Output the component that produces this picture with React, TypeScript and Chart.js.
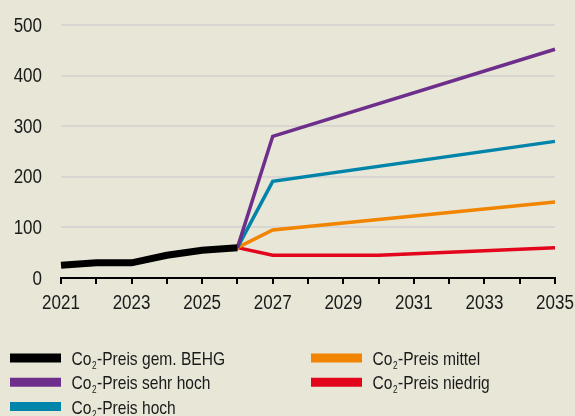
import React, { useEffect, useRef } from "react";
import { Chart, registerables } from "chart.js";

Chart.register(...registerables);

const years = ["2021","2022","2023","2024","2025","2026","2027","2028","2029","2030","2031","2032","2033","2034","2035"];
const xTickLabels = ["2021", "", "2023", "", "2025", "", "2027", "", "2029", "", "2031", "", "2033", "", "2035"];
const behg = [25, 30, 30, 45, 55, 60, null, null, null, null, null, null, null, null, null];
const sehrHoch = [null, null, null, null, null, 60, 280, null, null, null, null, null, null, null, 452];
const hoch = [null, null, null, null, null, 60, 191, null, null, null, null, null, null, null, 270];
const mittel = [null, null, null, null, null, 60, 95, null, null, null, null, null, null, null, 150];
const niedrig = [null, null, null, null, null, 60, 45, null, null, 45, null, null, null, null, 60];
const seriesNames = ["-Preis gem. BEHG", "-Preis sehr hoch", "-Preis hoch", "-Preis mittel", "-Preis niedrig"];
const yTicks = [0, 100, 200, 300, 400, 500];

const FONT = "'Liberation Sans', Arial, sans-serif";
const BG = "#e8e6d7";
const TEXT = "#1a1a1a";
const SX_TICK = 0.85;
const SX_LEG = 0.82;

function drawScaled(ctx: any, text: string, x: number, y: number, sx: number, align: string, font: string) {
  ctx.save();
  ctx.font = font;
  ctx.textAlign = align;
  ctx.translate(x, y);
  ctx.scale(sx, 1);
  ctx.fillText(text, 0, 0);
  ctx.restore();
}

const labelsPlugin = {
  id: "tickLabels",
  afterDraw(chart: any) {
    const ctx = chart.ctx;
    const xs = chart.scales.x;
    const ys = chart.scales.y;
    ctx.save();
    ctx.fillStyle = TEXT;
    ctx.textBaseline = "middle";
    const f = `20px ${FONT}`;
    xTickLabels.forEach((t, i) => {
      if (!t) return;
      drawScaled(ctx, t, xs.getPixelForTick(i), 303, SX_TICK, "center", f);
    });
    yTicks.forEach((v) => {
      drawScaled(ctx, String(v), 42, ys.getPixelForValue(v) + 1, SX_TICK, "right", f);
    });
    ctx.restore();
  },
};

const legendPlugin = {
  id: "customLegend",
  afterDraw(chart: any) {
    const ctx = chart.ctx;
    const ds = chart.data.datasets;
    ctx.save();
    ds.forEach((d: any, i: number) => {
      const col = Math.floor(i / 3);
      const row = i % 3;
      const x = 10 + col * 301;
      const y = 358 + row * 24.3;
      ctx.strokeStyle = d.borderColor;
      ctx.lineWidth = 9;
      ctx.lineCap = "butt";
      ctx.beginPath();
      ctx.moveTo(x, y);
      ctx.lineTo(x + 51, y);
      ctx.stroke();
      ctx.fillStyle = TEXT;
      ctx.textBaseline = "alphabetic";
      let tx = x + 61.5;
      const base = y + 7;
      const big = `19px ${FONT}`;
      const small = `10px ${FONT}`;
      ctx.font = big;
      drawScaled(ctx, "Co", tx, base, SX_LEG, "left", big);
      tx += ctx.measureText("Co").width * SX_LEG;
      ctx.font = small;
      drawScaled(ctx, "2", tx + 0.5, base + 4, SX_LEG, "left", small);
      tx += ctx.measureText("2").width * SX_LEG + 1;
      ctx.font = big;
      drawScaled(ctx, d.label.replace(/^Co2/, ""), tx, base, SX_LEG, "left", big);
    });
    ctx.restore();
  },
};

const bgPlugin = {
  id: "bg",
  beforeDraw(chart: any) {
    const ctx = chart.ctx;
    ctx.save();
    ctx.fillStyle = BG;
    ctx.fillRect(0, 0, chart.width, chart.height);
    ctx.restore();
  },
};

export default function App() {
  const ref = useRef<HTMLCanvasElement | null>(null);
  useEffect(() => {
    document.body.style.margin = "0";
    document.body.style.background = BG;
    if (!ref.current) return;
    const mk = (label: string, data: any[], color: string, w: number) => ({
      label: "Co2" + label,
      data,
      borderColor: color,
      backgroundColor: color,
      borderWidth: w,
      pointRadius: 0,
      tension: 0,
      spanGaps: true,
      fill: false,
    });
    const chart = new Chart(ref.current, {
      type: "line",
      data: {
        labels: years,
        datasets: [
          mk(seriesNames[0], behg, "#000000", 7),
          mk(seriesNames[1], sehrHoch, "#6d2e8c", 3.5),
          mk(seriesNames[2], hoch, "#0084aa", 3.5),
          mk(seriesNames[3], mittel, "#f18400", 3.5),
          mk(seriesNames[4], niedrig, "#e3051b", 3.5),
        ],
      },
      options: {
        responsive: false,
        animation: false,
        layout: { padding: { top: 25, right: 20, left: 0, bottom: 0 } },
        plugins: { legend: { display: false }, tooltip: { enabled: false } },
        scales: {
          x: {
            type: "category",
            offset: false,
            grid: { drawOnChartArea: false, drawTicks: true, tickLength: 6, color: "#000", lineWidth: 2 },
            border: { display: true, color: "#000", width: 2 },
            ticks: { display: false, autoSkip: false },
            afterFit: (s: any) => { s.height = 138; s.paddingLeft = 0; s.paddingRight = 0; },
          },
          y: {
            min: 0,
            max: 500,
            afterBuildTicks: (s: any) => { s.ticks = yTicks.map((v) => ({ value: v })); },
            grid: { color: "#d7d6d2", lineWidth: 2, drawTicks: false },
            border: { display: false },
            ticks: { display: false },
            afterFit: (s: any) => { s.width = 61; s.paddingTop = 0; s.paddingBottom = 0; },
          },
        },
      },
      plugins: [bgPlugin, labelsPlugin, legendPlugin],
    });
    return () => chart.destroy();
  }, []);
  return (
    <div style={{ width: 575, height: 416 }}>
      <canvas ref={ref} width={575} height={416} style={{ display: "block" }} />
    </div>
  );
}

__WHAT IS REQUIRED__. Leave out the pictures and repeat the lines from the start of the material through the line with "Chart.register(...registerables);", inclusive.

__RESPONSE TO THIS TASK__.
Output the component that produces this picture with React, TypeScript and Chart.js.
import React, { useEffect, useRef } from "react";
import { Chart, registerables } from "chart.js";

Chart.register(...registerables);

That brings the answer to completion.